The museum is heavily weighted toward depictions of Lincoln’s family—on the assumption that this will be appealing to families of tourists. That’s why they devoted an exhibit room to the Lincoln boys raising hell in their father’s law office.

“We got the scene from [Lincoln’s biographer William] Herndon, and we’re true to his account—up to a point,” Bob said. “What Herndon really says is, when he walked in the office once, he caught one of the boys pissing on the hot stove in the middle of the room. So I asked the people in Springfield, ‘Hey, can we do this? It’s true to history!’ I begged ‘em. I said, ‘We can do it tastefully. We’ll have the kid’s back to the visitor, we get recirculating water going so you see the piss spraying out, we use colored water, we get a fogger so we see the steam rising from the hot stove, you hear the sssssss, we get an aromascape so you can smell it.’ Jesus! How great would that be!”

He cackled again.

Would you have really done that? I said.

“Hell yes, I’d do it!” Bob said. “But they said no. They said”—he lowered his voice to a huffy tone—” ‘Kids get enough toilet humor these days.’ So I’m like, ‘Fine. OK. You’re the boss.’

“But God, it would have been beautiful. And 100 percent historically accurate.”

*

Bob’s design was intended to manipulate people, of course. That’s what he’d been hired to do, and he did it better than anybody. But to what end? I was back to an old question.

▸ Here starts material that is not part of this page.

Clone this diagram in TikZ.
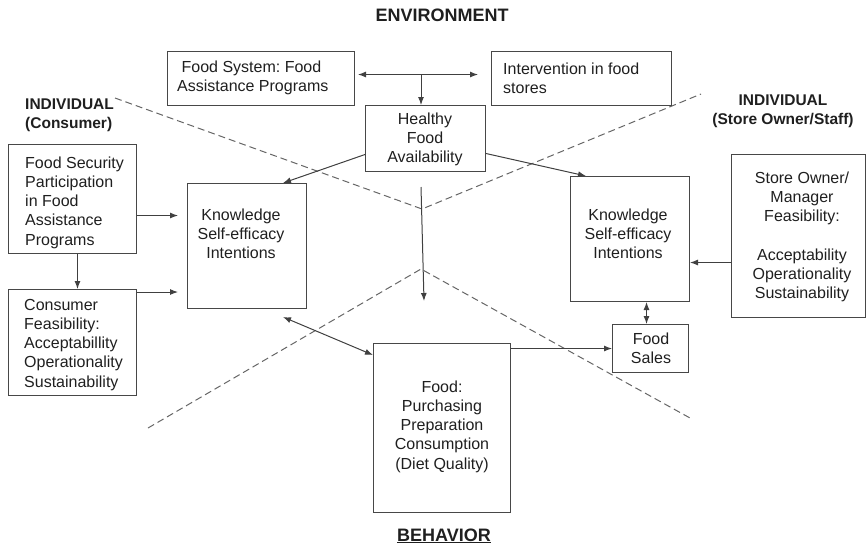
\documentclass[tikz,border=0pt]{standalone}
\usepackage{fontspec}
\setmainfont{Liberation Sans}
\frenchspacing
\usetikzlibrary{arrows.meta,calc}
\begin{document}
\begin{tikzpicture}[x=1pt,y=-1pt,
 box/.style={draw=black!72, line width=1pt, inner sep=0pt, anchor=north west},
 txt/.style={inner sep=0pt, font=\fontsize{16}{19.3}\selectfont, text=black!88},
 hdr/.style={inner sep=0pt, font=\fontsize{15.5}{19.5}\selectfont\bfseries, text=black!88},
 ttl/.style={inner sep=0pt, font=\fontsize{18}{21}\selectfont\bfseries, text=black!88},
 arr/.style={draw=black!75, line width=1pt, -{Latex[length=8pt,width=6pt]}},
 darr/.style={draw=black!75, line width=1pt, {Latex[length=8pt,width=6pt]}-{Latex[length=8pt,width=6pt]}},
 sep/.style={draw=black!60, line width=1pt, dash pattern=on 7pt off 4pt}]
\useasboundingbox (0,0) rectangle (866,547);

% separators
\draw[sep] (115,98) -- (422,209) -- (701,94);
\draw[sep] (148,428) -- (421,269) -- (690,418);

% headings
\node[ttl, anchor=base] (env) at (442,21) {ENVIRONMENT};
\node[ttl, anchor=base] (beh) at (444,541) {\underline{BEHAVIOR}};
\node[hdr, anchor=base west, align=left] (indc) at (25,128.5) {INDIVIDUAL\\(Consumer)};
\node[hdr, anchor=base, align=center] (inds) at (783,124.5) {INDIVIDUAL\\(Store Owner/Staff)};

% boxes
\node[box, minimum width=187, minimum height=54] (fs) at (167,51) {};
\node[box, minimum width=180, minimum height=54] (iv) at (491,51) {};
\node[box, minimum width=120, minimum height=66] (hf) at (365,105) {};
\node[box, minimum width=119, minimum height=125] (lk) at (187,183) {};
\node[box, minimum width=119, minimum height=125] (rk) at (570,176) {};
\node[box, minimum width=134, minimum height=163] (so) at (731,154) {};
\node[box, minimum width=76, minimum height=48] (fsl) at (612,324) {};
\node[box, minimum width=137, minimum height=169] (fb) at (373,343) {};
\node[box, minimum width=128, minimum height=109] (fsec) at (8,144) {};
\node[box, minimum width=128, minimum height=106] (cf) at (8,289) {};

% texts
\node[txt, anchor=base west, align=left] (fst) at (177,91.3) {\ Food System: Food\\Assistance Programs};
\node[txt, anchor=base west, align=left] (ivt) at (503,93.3) {Intervention in food\\stores};
\node[txt, anchor=base, align=center] (hft) at (425,162.6) {Healthy\\Food\\Availability};
\node[txt, anchor=base, align=center] (lkt) at (241,258.6) {Knowledge\\Self-efficacy\\Intentions};
\node[txt, anchor=base, align=center] (rkt) at (628,258.6) {Knowledge\\Self-efficacy\\Intentions};
\node[txt, anchor=base, align=center] (sot) at (802,298.8) {Store Owner/\\Manager\\Feasibility:\\[19.3pt]Acceptability\\Operationality\\Sustainability};
\node[txt, anchor=base, align=center] (fslt) at (651,363.3) {Food\\Sales};
\node[txt, anchor=base, align=center] (fbt) at (442,469.2) {Food:\\Purchasing\\Preparation\\Consumption\\(Diet Quality)};
\node[txt, anchor=base west, align=left] (fsect) at (25,245.2) {Food Security\\Participation\\in Food\\Assistance\\Programs};
\node[txt, anchor=base west, align=left] (cft) at (24,387.2) {Consumer\\Feasibility:\\Acceptabillity\\Operationality\\Sustainability};

% connectors
\coordinate (m) at (421,74);
\draw[darr, shorten <=3pt, shorten >=13pt] ([yshift=4pt]fs.east) -- ([yshift=4pt]iv.west);
\draw[arr] (m) -- (m |- hf.north);
\draw[arr] ([yshift=-16pt]hf.west) -- ([xshift=-24pt]lk.north east);
\draw[arr] ([yshift=-15pt]hf.east) -- ([xshift=16pt]rk.north west);
\coordinate (vt) at (421,187);
\coordinate (vb) at (424,301);
\draw[arr] (vt) -- (vb);
\draw[darr] ([xshift=-24pt,yshift=-8pt]lk.south east) -- ([yshift=-12pt]fb.north west);
\draw[arr] (fb.north east |- fsl.west) -- (fsl.west);
\draw[darr] ([xshift=-4pt]fsl.north) -- ([xshift=-4pt]fsl.north |- rk.south);
\path ([yshift=-26.5pt]so.west) coordinate (soa);
\draw[arr] (soa) -- (soa -| rk.east);
\path ([yshift=-16.5pt]fsec.east) coordinate (fa);
\draw[arr, shorten >=9pt] (fa) -- (fa -| lk.west);
\path ([yshift=-3pt]cf.north east) coordinate (ca);
\draw[arr, shorten >=9pt] (ca) -- (ca -| lk.west);
\path ([xshift=5pt]fsec.south) coordinate (fd);
\draw[arr] (fd) -- (fd |- cf.north);
\end{tikzpicture}
\end{document}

Among all our many presidents and historical figures, why care so much about Abraham Lincoln? What does he stand for? You could spend hours in the museum without finding an answer. “It’s all emotional,” Bob had said, as though giving me a hint. And there’s no mistaking when you walk through the museum, you’re meant to feel sympathy for Lincoln, even feel sorry for him. Pulled from room to room, you’re asked to be touched by his humble beginnings (but many of our presidents were born poor). You feel terrible because his son dies an agonizing death (but many presidents watched helpless as their children died). We ache because he was reviled (most presidents were reviled by someone) and because he had an inexplicable marriage (Hello, Mr. and Mrs. Clinton). In the end what you come up with is that he’s interesting because a lot of people over the past 150 years have been interested in him. He’s been hated and loved, pondered and studied, honored and mourned so intensely for so long that it doesn’t seem to matter why. He’s reached the zenith of American celebrity. He’s famous for being famous.